Stewart alternates between Eloise’s, Theo’s, and Josh’s points of view. A similar sensibility of regret, uncertainty, underachievement and defeat characterizes the outlook of all three narrators. Although this homogeneity may reflect an authorial decision to underscore their familial bonds of genetics and shared personal history, sharper definition of the individual characters requires more distinct voices. Claire’s voice is never heard, perhaps because she is not a resident of Clifton Avenue during most of the book or perhaps because as a dancer her work is nonverbal while everyone else in the family trades in words. This reader wishes Claire had been heard from directly. Nevertheless, Stewart masters an ambitious objective: keeping the reader intrigued by these mild, sad, well-intentioned people. Each is subtly, quietly complex — what Josh’s potential girlfriend calls “untroubled in an interesting way.”

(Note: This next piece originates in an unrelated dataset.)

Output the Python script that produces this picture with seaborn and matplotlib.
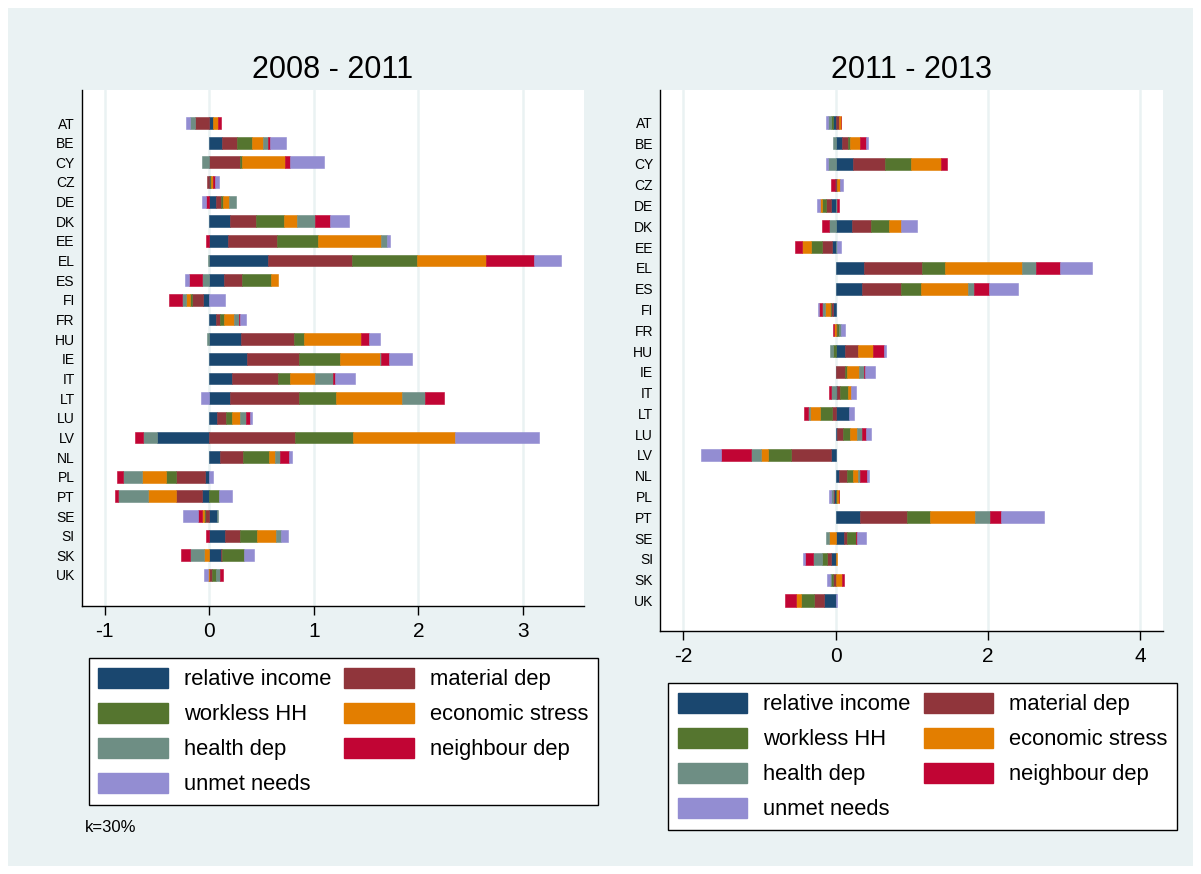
import numpy as np
import matplotlib
matplotlib.use("Agg")
import matplotlib.pyplot as plt
from matplotlib.patches import Patch, Rectangle
import seaborn as sns

W, H = 1201, 874

countries = ["AT", "BE", "CY", "CZ", "DE", "DK", "EE", "EL", "ES", "FI", "FR", "HU",
             "IE", "IT", "LT", "LU", "LV", "NL", "PL", "PT", "SE", "SI", "SK", "UK"]
series_names = ["relative income", "material dep", "workless HH", "economic stress",
                "health dep", "neighbour dep", "unmet needs"]
colors = ["#1A476F", "#90353B", "#55752F", "#E37E00", "#6E8E84", "#C10534", "#938DD2"]

# ---- 2008 - 2011 ----
inc_0811 = [0.04, 0.12, 0.0, 0.01, 0.065, 0.2, 0.18, 0.564, 0.14, -0.06, 0.065, 0.305,
            0.365, 0.215, 0.195, 0.07, -0.5, 0.1, -0.04, -0.067, 0.07, 0.155, 0.115, 0.0]
mat_0811 = [-0.14, 0.15, 0.29, -0.02, 0.045, 0.245, 0.47, 0.80, 0.17, -0.11, 0.04, 0.51,
            0.49, 0.445, 0.665, 0.093, 0.82, 0.225, -0.275, -0.25, -0.04, 0.14, 0.005, 0.03]
wk_0811 = [0.0, 0.14, 0.02, 0.01, 0.02, 0.27, 0.39, 0.626, 0.285, -0.015, 0.035, 0.096,
           0.40, 0.11, 0.35, 0.05, 0.56, 0.245, -0.1, 0.093, -0.013, 0.165, 0.215, 0.035]
str_0811 = [0.04, 0.105, 0.41, 0.015, 0.06, 0.125, 0.6, 0.66, 0.065, -0.04, 0.10, 0.54,
            0.38, 0.245, 0.635, 0.083, 0.975, 0.06, -0.225, -0.27, -0.013, 0.175, -0.05, -0.015]
hl_0811 = [-0.04, 0.05, -0.07, 0.0, 0.065, 0.175, 0.06, -0.015, -0.065, -0.04, 0.045, -0.02,
           0.01, 0.165, 0.22, 0.06, -0.13, 0.045, -0.185, -0.285, 0.013, 0.055, -0.13, 0.04]
nb_0811 = [0.03, 0.02, 0.055, 0.02, -0.03, 0.14, -0.03, 0.46, -0.13, -0.12, 0.01, 0.077,
           0.077, 0.02, 0.18, 0.035, -0.083, 0.087, -0.06, -0.03, -0.04, -0.03, -0.093, 0.03]
un_0811 = [-0.045, 0.15, 0.32, 0.04, -0.04, 0.18, 0.03, 0.26, -0.04, 0.15, 0.06, 0.11,
           0.22, 0.195, -0.08, 0.02, 0.80, 0.03, 0.035, 0.12, -0.145, 0.06, 0.09, -0.04]

# ---- 2011 - 2013 ----
inc_1113 = [-0.035, 0.09, 0.224, -0.01, -0.06, 0.215, -0.044, 0.373, 0.35, -0.03, 0.0, 0.123,
            0.005, 0.026, 0.175, 0.022, -0.053, 0.048, -0.015, 0.324, 0.118, -0.061, 0.0, -0.149]
mat_1113 = [0.04, 0.07, 0.425, 0.015, -0.06, 0.254, -0.13, 0.768, 0.517, -0.026, 0.022, 0.175,
            0.123, 0.03, -0.044, 0.07, -0.534, 0.105, -0.015, 0.621, 0.035, -0.048, -0.03, -0.131]
wk_1113 = [-0.03, 0.035, 0.346, 0.01, -0.06, 0.232, -0.145, 0.293, 0.259, -0.02, 0.018, -0.03,
           0.026, 0.11, -0.158, 0.096, -0.302, 0.083, 0.02, 0.298, 0.11, -0.066, -0.026, -0.171]
str_1113 = [0.035, 0.13, 0.39, 0.035, -0.026, 0.162, -0.127, 1.022, 0.614, -0.057, -0.015, 0.193,
            0.158, 0.044, -0.136, 0.096, -0.088, 0.057, 0.028, 0.586, -0.083, 0.022, 0.088, -0.066]
hl_1113 = [-0.035, -0.035, -0.105, 0.0, 0.015, -0.08, 0.02, 0.184, 0.083, -0.04, 0.026, -0.04,
           0.066, -0.06, -0.018, 0.06, -0.127, 0.03, -0.03, 0.197, -0.048, -0.127, -0.022, 0.0]
nb_1113 = [0.0, 0.075, 0.08, -0.044, 0.025, -0.096, -0.088, 0.316, 0.197, -0.04, -0.022, 0.145,
           0.013, -0.022, -0.06, 0.053, -0.407, 0.092, 0.0, 0.153, 0.022, -0.1, 0.022, -0.149]
un_1113 = [-0.026, 0.026, -0.015, 0.04, -0.035, 0.206, 0.05, 0.42, 0.377, -0.022, 0.053, 0.022,
           0.123, 0.06, 0.07, 0.066, -0.258, 0.026, -0.026, 0.56, 0.11, -0.022, -0.035, 0.022]

data_0811 = [inc_0811, mat_0811, wk_0811, str_0811, hl_0811, nb_0811, un_0811]
data_1113 = [inc_1113, mat_1113, wk_1113, str_1113, hl_1113, nb_1113, un_1113]

BG = "#EAF2F3"
sns.set_theme(style="white", rc={
    "axes.edgecolor": "black",
    "axes.linewidth": 1.0,
    "xtick.color": "black",
    "ytick.color": "black",
    "text.color": "black",
    "axes.labelcolor": "black",
})
plt.rcParams["font.family"] = ["Liberation Sans", "DejaVu Sans"]

fig = plt.figure(figsize=(W / 100, H / 100), dpi=100, facecolor="white")
fig.patches.append(Rectangle((8 / W, 8 / H), (W - 16) / W, (H - 16) / H,
                             transform=fig.transFigure, facecolor=BG,
                             edgecolor="none", zorder=-10))


def px_axes(x0, x1, y0, y1):
    return fig.add_axes([x0 / W, 1 - y1 / H, (x1 - x0) / W, (y1 - y0) / H])


def draw_panel(ax, data, xlim, ylim, ticks, bar_h):
    n = len(countries)
    y = np.arange(n)
    pos = np.zeros(n)
    neg = np.zeros(n)
    for vals, col in zip(data, colors):
        v = np.array(vals, dtype=float)
        left = np.where(v >= 0, pos, neg)
        ax.barh(y, v, left=left, height=bar_h, color=col, edgecolor=col,
                linewidth=0.4, zorder=3)
        pos += np.clip(v, 0, None)
        neg += np.clip(v, None, 0)
    ax.set_facecolor("white")
    ax.set_xlim(*xlim)
    ax.set_ylim(*ylim)
    ax.set_xticks(ticks)
    ax.set_xticklabels([str(t) for t in ticks])
    ax.set_yticks(y)
    ax.set_yticklabels(countries)
    ax.xaxis.grid(True, color=BG, linewidth=1.8, zorder=0)
    ax.yaxis.grid(False)
    ax.set_axisbelow(True)
    for s in ["top", "right"]:
        ax.spines[s].set_visible(False)
    ax.tick_params(axis="x", length=6.5, width=1, labelsize=15, pad=5, bottom=True)
    ax.tick_params(axis="y", length=0, labelsize=10, pad=5)

    handles = [Patch(facecolor=c, edgecolor=c) for c in colors]
    order = [0, 2, 4, 6, 1, 3, 5]
    return [handles[i] for i in order], [series_names[i] for i in order]


def add_legend(ax, h, l, x, y):
    leg = ax.legend(h, l, ncol=2, loc="upper left", bbox_to_anchor=(x / W, 1 - y / H),
                    bbox_transform=fig.transFigure, fontsize=15.8, frameon=True,
                    fancybox=False, edgecolor="black", framealpha=1,
                    handlelength=3.17, handleheight=1.04, handletextpad=0.73,
                    columnspacing=0.58, borderpad=0.45, labelspacing=0.56,
                    borderaxespad=0)
    leg.get_frame().set_linewidth(1.0)
    for t in leg.get_texts():
        t.set_color("black")


ax1 = px_axes(81.7, 584, 90, 606)
h, l = draw_panel(ax1, data_0811, (-1.221, 3.586), (24.58, -1.68), [-1, 0, 1, 2, 3], 0.6)
add_legend(ax1, h, l, 88.6, 658)

ax2 = px_axes(660, 1163, 90, 631)
h, l = draw_panel(ax2, data_1113, (-2.306, 4.303), (24.47, -1.56), [-2, 0, 2, 4], 0.59)
add_legend(ax2, h, l, 668, 683)

fig.text(332.5 / W, 1 - 70 / H, "2008 - 2011", fontsize=22, ha="center", va="center")
fig.text(911.5 / W, 1 - 70 / H, "2011 - 2013", fontsize=22, ha="center", va="center")
fig.text(85 / W, 1 - 828 / H, "k=30%", fontsize=12, ha="left", va="center")

fig.savefig("out.png", dpi=100, facecolor="white")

Author of three prior novels (Body of a Girl, The Myth of You and Me, and Husband and Wife), Stewart cites George Eliot and Jane Austen among her influences. But The History of Us with its rueful, muted characters, and lovingly rendered shabby urban backwater setting, reminds this reviewer most of Anne Tyler’s down-on-its-heels Baltimore and her quirky families, content in their discontent. One also hears echoes of early Margaret Drabble’s North Londoners: eccentric intellectuals struggling personally and professionally amid the crumbling bricks and mortar of untidy old houses.

More realistic than whimsical Tyler, more optimistic than brooding Drabble, Stewart portrays the yearning and conflict of very recognizable people. Although their customary restraint contributes to a lulling tone and a very gradual narrative arc, Stewart makes the reader care about these good people — and applaud as each finally dares to break out of familial inertia, to act instead of yearn.

If a happy ending really is just the place you choose to stop telling the story, Stewart chooses to stop telling this story at a hopeful moment, but with nothing quite resolved or certain. Jane Austen might have sewn things up a tad more neatly; Eliot might have struck a ringing coda. But Stewart chooses an end point quite consistent with family life. We never quite know how it will all turn out, do we? Like her mentors Eliot and Austen, Stewart explores the delicate dilemmas of family life: balancing loyalty and self-interest, giving and receiving joy and sorrow, achieving togetherness and separateness.


Ellen Prentiss Campbell’s short fiction has appeared in journals including The Massachusetts Review, The Macguffin, The Iron Horse Literary Review, and The Potomac Review. Her paternal grandmother grew up in a house on Crown Street in Cincinnati, a city Campbell has never visited but feels acquainted with after reading Stewart’s novel. Like Wright Morris, Campbell believes the places in which we live inhabit us. She is at work on a novel set in a former psychiatric hospital near her home in Maryland.